Prenant une part importante dans le
dispositif musical de Notre-Dame de Paris, l’orgue de chœur remplit plusieurs
fonctions rendues possibles grâce à la richesse et à la diversité de sa palette
sonore. Pour les offices quotidiens de semaine au cours desquels il intervient
seul, il se fait tantôt soliste, tantôt accompagnateur, soutenant le chantre ou
l’assemblée. Le week-end ou lors de cérémonies exceptionnelles, il alterne avec
le grand orgue pour le dialogue entre le chant de la foule et le chant venant du
chœur.
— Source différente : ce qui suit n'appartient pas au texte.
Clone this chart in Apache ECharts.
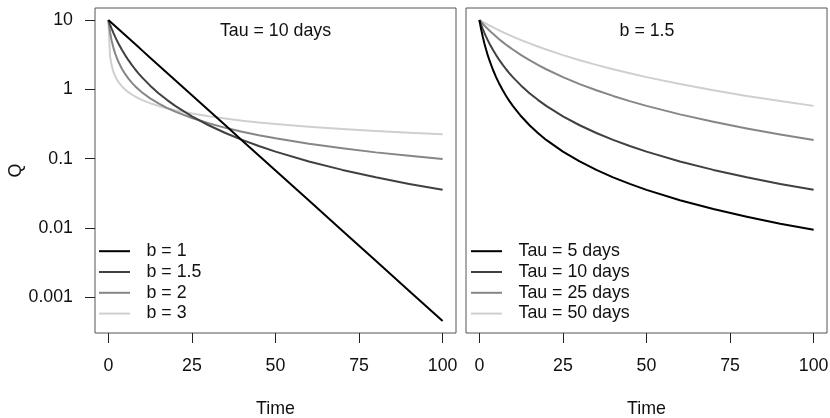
<!DOCTYPE html>
<html>
<head>
<meta charset="utf-8">
<script src="https://cdn.jsdelivr.net/npm/echarts@6/dist/echarts.min.js"></script>
<style>
  html, body { margin: 0; padding: 0; background: #ffffff; }
  #chart { width: 830px; height: 418px; }
</style>
</head>
<body>
<div id="chart"></div>
<script>
// Recession curves Q(t) for different shape (b) and time-scale (Tau) parameters
const time = [0, 0.5, 1, 1.5, 2, 2.5, 3, 4, 5, 6, 7, 8, 9, 10, 12.5, 15, 17.5, 20, 25, 30, 35, 40, 45, 50, 60, 70, 80, 90, 100];

// Left panel: Tau = 10 days
const qB1  = [10, 9.512, 9.048, 8.607, 8.187, 7.788, 7.408, 6.703, 6.065, 5.488, 4.966, 4.493, 4.066, 3.679, 2.865, 2.231, 1.738, 1.353, 0.821, 0.498, 0.302, 0.183, 0.1111, 0.0674, 0.0248, 0.00912, 0.00335, 0.00123, 0.000454];
const qB15 = [10, 8.588, 7.456, 6.533, 5.772, 5.137, 4.600, 3.752, 3.119, 2.633, 2.253, 1.949, 1.703, 1.501, 1.129, 0.880, 0.705, 0.577, 0.408, 0.303, 0.234, 0.186, 0.152, 0.126, 0.0909, 0.0687, 0.0537, 0.0431, 0.0354];
const qB2  = [10, 6.667, 5, 4, 3.333, 2.857, 2.5, 2, 1.667, 1.429, 1.25, 1.111, 1.0, 0.909, 0.741, 0.625, 0.541, 0.476, 0.385, 0.323, 0.278, 0.244, 0.217, 0.196, 0.164, 0.141, 0.123, 0.110, 0.099];
const qB3  = [10, 3.015, 2.182, 1.796, 1.562, 1.400, 1.280, 1.111, 0.995, 0.909, 0.842, 0.788, 0.743, 0.705, 0.631, 0.576, 0.534, 0.499, 0.447, 0.408, 0.378, 0.353, 0.333, 0.316, 0.289, 0.267, 0.250, 0.236, 0.224];

// Right panel: b = 1.5
const qTau5  = [10, 7.456, 5.772, 4.600, 3.752, 3.119, 2.633, 1.949, 1.501, 1.191, 0.968, 0.803, 0.676, 0.577, 0.408, 0.303, 0.234, 0.186, 0.126, 0.0909, 0.0687, 0.0537, 0.0431, 0.0354, 0.0251, 0.0187, 0.0145, 0.0115, 0.0094];
const qTau10 = [10, 8.588, 7.456, 6.533, 5.772, 5.137, 4.600, 3.752, 3.119, 2.633, 2.253, 1.949, 1.703, 1.501, 1.129, 0.880, 0.705, 0.577, 0.408, 0.303, 0.234, 0.186, 0.152, 0.126, 0.0909, 0.0687, 0.0537, 0.0431, 0.0354];
const qTau25 = [10, 9.396, 8.846, 8.342, 7.880, 7.456, 7.065, 6.369, 5.772, 5.255, 4.804, 4.409, 4.061, 3.752, 3.119, 2.633, 2.253, 1.949, 1.501, 1.191, 0.968, 0.803, 0.676, 0.577, 0.435, 0.340, 0.272, 0.223, 0.186];
const qTau50 = [10, 9.691, 9.396, 9.115, 8.846, 8.588, 8.342, 7.880, 7.456, 7.065, 6.704, 6.369, 6.060, 5.772, 5.137, 4.600, 4.144, 3.752, 3.119, 2.633, 2.253, 1.949, 1.703, 1.501, 1.191, 0.968, 0.803, 0.676, 0.577];

const leftNames  = ['b = 1', 'b = 1.5', 'b = 2', 'b = 3'];
const rightNames = ['Tau = 5 days', 'Tau = 10 days', 'Tau = 25 days', 'Tau = 50 days'];
const panelTitles = ['Tau = 10 days', 'b = 1.5'];

const xTicks = [0, 25, 50, 75, 100];
const yTicks = [0.001, 0.01, 0.1, 1, 10];
const yTickLabels = ['0.001', '0.01', '0.1', '1', '10'];

const greys = ['#000000', '#404040', '#868686', '#cfcfcf'];
const FONT = 'Liberation Sans, Arial, sans-serif';
const FS = 17.8;

// 4% padding around the data range on both axes
const xMin = -4, xMax = 104;
const yMin = 0.000304, yMax = 14.92;

function pairs(vals) { return time.map((t, i) => [t, vals[i]]); }

function makeSeries(names, sets, idx) {
  return names.map((name, i) => ({
    name: name,
    type: 'line',
    xAxisIndex: idx,
    yAxisIndex: idx,
    data: pairs(sets[i]),
    showSymbol: false,
    symbol: 'none',
    smooth: false,
    color: greys[i],
    lineStyle: { width: 2, color: greys[i], join: 'round' },
    z: 10 - i,
    silent: true
  }));
}

function xAxisFor(idx) {
  return {
    type: 'value', gridIndex: idx, min: xMin, max: xMax,
    axisLine: { show: false, onZero: false },
    splitLine: { show: false },
    axisTick: { show: true, inside: false, customValues: xTicks, length: 10, lineStyle: { color: '#222', width: 1 } },
    axisLabel: { customValues: xTicks, margin: 24, fontSize: FS, fontFamily: FONT, color: '#111' },
    name: 'Time', nameLocation: 'middle', nameGap: 67.5,
    nameTextStyle: { fontSize: FS, fontFamily: FONT, color: '#111' }
  };
}

function yAxisFor(idx, withLabels) {
  return {
    type: 'log', logBase: 10, gridIndex: idx, min: yMin, max: yMax,
    axisLine: { show: false, onZero: false },
    splitLine: { show: false },
    axisTick: { show: withLabels, inside: false, customValues: yTicks, length: 10, lineStyle: { color: '#222', width: 1 } },
    axisLabel: {
      show: withLabels, customValues: yTicks, margin: 22, fontSize: FS, fontFamily: FONT, color: '#111',
      formatter: v => {
        const k = yTicks.findIndex(t => Math.abs(Math.log10(t) - Math.log10(v)) < 1e-6);
        return k >= 0 ? yTickLabels[k] : '';
      }
    },
    name: withLabels ? 'Q' : '', nameLocation: 'middle', nameGap: 62, nameRotate: 90,
    nameTextStyle: { fontSize: FS, fontFamily: FONT, color: '#111' }
  };
}

function legendFor(names, left) {
  return {
    data: names, orient: 'vertical', left: left, top: 240.8,
    itemWidth: 31, itemHeight: 14, itemGap: 0,
    icon: 'path://M0,6 L31,6 L31,8 L0,8 Z',
    selectedMode: false, padding: 0,
    textStyle: { fontSize: FS, fontFamily: FONT, color: '#111', lineHeight: 20.8, padding: [0, 0, 0, 11.5] }
  };
}

function gridFor(left) {
  return {
    left: left, top: 8, width: 361, height: 325,
    containLabel: false, outerBoundsMode: 'none',
    show: true, borderColor: '#555', borderWidth: 1, backgroundColor: 'transparent'
  };
}

const chart = echarts.init(document.getElementById('chart'), null, { renderer: 'canvas' });
chart.setOption({
  animation: false,
  backgroundColor: '#ffffff',
  title: [
    { text: panelTitles[0], left: 275.5, top: 22, textAlign: 'center', padding: 0,
      textStyle: { fontSize: FS, fontWeight: 'normal', fontFamily: FONT, color: '#111' } },
    { text: panelTitles[1], left: 647, top: 22, textAlign: 'center', padding: 0,
      textStyle: { fontSize: FS, fontWeight: 'normal', fontFamily: FONT, color: '#111' } }
  ],
  grid: [gridFor(95), gridFor(466)],
  legend: [legendFor(leftNames, 99), legendFor(rightNames, 471)],
  xAxis: [xAxisFor(0), xAxisFor(1)],
  yAxis: [yAxisFor(0, true), yAxisFor(1, false)],
  series: makeSeries(leftNames, [qB1, qB15, qB2, qB3], 0)
    .concat(makeSeries(rightNames, [qTau5, qTau10, qTau25, qTau50], 1))
});
</script>
</body>
</html>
On peut dire qu’il est aussi l’instrument des chrétiens de l’île de la
Cité, exprimant leurs joies et leurs peines aux différentes célébrations.
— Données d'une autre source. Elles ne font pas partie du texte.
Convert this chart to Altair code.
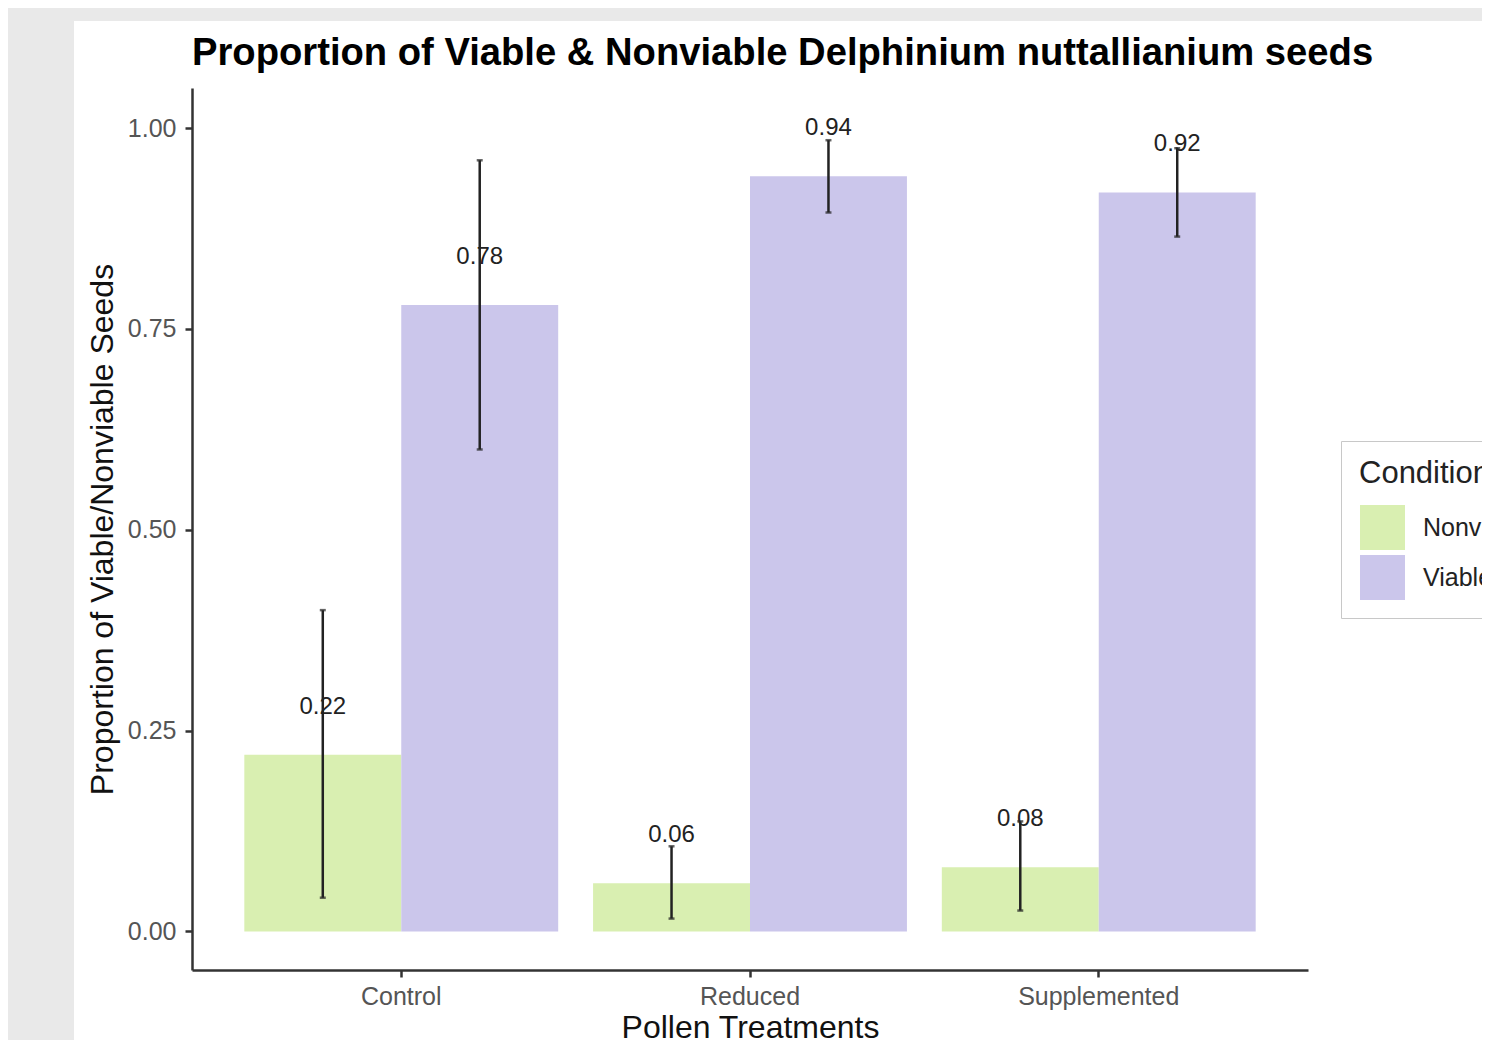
import altair as alt
import pandas as pd

treatments = ["Control", "Control", "Reduced", "Reduced", "Supplemented", "Supplemented"]
conditions = ["Nonviable", "Viable", "Nonviable", "Viable", "Nonviable", "Viable"]
proportions = [0.22, 0.78, 0.06, 0.94, 0.08, 0.92]
err_low = [0.042, 0.600, 0.016, 0.895, 0.026, 0.865]
err_high = [0.400, 0.960, 0.106, 0.985, 0.137, 0.975]
labels = ["0.22", "0.78", "0.06", "0.94", "0.08", "0.92"]

cond_domain = ["Nonviable", "Viable"]
cond_colors = ["#d9efb1", "#cbc6eb"]
y_ticks = [0.0, 0.25, 0.5, 0.75, 1.0]

df = pd.DataFrame({
    "Treatment": treatments,
    "Condition": conditions,
    "value": proportions,
    "lo": err_low,
    "hi": err_high,
    "label": labels,
})

FONT = "Liberation Sans"

xenc = alt.X(
    "Treatment:N",
    title="Pollen Treatments",
    sort=["Control", "Reduced", "Supplemented"],
    scale=alt.Scale(paddingInner=0.1, paddingOuter=0.15),
    axis=alt.Axis(
        labelAngle=0, labelFontSize=25, labelColor="#555555", labelFont=FONT,
        labelPadding=7, titleFontSize=32, titleFont=FONT, titleColor="#111111",
        titleFontWeight="normal", titlePadding=3, domainColor="#333333",
        domainWidth=2.5, tickColor="#333333", tickWidth=2.5, tickSize=7,
        grid=False, zindex=1,
    ),
)
xoff = alt.XOffset("Condition:N", sort=cond_domain, scale=alt.Scale(paddingInner=0, paddingOuter=0))

yscale = alt.Scale(domain=[-0.048, 1.05], nice=False, zero=False)
yaxis = alt.Axis(
    values=y_ticks, format=".2f", labelFontSize=25, labelColor="#555555",
    labelFont=FONT, labelPadding=9, titleFontSize=32, titleFont=FONT,
    titleColor="#111111", titleFontWeight="normal", titlePadding=8,
    domainColor="#333333", domainWidth=2.5, tickColor="#333333", tickWidth=2.5,
    tickSize=7, grid=False, zindex=1,
)

panel = alt.Chart(alt.Data(values=[{"a": 1}])).mark_rect(color="white").encode(
    x=alt.value(-118), x2=alt.value(1400), y=alt.value(-67), y2=alt.value(1000)
)

base = alt.Chart(df).encode(x=xenc, xOffset=xoff)

bars = base.mark_bar().encode(
    y=alt.Y("value:Q", title="Proportion of Viable/Nonviable Seeds", scale=yscale, axis=yaxis),
    y2=alt.datum(0),
    color=alt.Color(
        "Condition:N",
        scale=alt.Scale(domain=cond_domain, range=cond_colors),
        legend=alt.Legend(
            title="Condition", orient="none", legendX=1149, legendY=353,
            titleFontSize=31, titleFont=FONT, titleColor="#222222",
            titleFontWeight="normal", labelFontSize=25, labelFont=FONT,
            labelColor="#222222", symbolType="square", symbolSize=2025,
            symbolStrokeWidth=0, symbolOpacity=1, symbolOffset=1,
            labelOffset=18, rowPadding=5, titlePadding=15, padding=18,
            strokeColor="#c8c8c8", fillColor="white",
        ),
    ),
)

rules = base.mark_rule(color="#222222", strokeWidth=2.5).encode(
    y=alt.Y("lo:Q", scale=yscale), y2="hi:Q"
)
caps_lo = base.mark_tick(color="#222222", orient="horizontal", size=6, thickness=2.5).encode(
    y=alt.Y("lo:Q", scale=yscale)
)
caps_hi = base.mark_tick(color="#222222", orient="horizontal", size=6, thickness=2.5).encode(
    y=alt.Y("hi:Q", scale=yscale)
)
texts = base.mark_text(
    dy=-41, baseline="alphabetic", fontSize=24, font=FONT, color="#222222"
).encode(y=alt.Y("value:Q", scale=yscale), text="label:N")

chart = alt.layer(panel, bars, rules, caps_lo, caps_hi, texts).properties(
    width=1116,
    height=882,
    title=alt.TitleParams(
        "Proportion of Viable & Nonviable Delphinium nuttallianium seeds",
        anchor="start", frame="group", fontSize=38.2, fontWeight="bold",
        font=FONT, color="#000000", offset=-82, baseline="alphabetic",
    ),
    autosize=alt.AutoSizeParams(type="none"),
    padding={"left": 184, "top": 80, "right": 174, "bottom": 70},
    background="#e9e9e9",
).configure_view(stroke=None)

chart.save("out.html", embed_options={"renderer": "svg", "actions": False})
Enfin, il se fait le partenaire privilégié et fidèle de la maîtrise de la
cathédrale, que ce soit pour les nombreux concerts et enregistrements où sa
présence est nécessaire comme pour les offices où le chœur et l’orgue unissent
leurs voix pour chanter la Gloire de Dieu.
D’avril 1989 à décembre 1992, lors de la
restauration du grand orgue, ce fut le seul instrument de Notre-Dame; bien des
organistes de passage à Paris avouèrent alors au titulaire, Yves CASTAGNET,
combien ils auraient souhaité disposer d’un tel instrument… en tribune!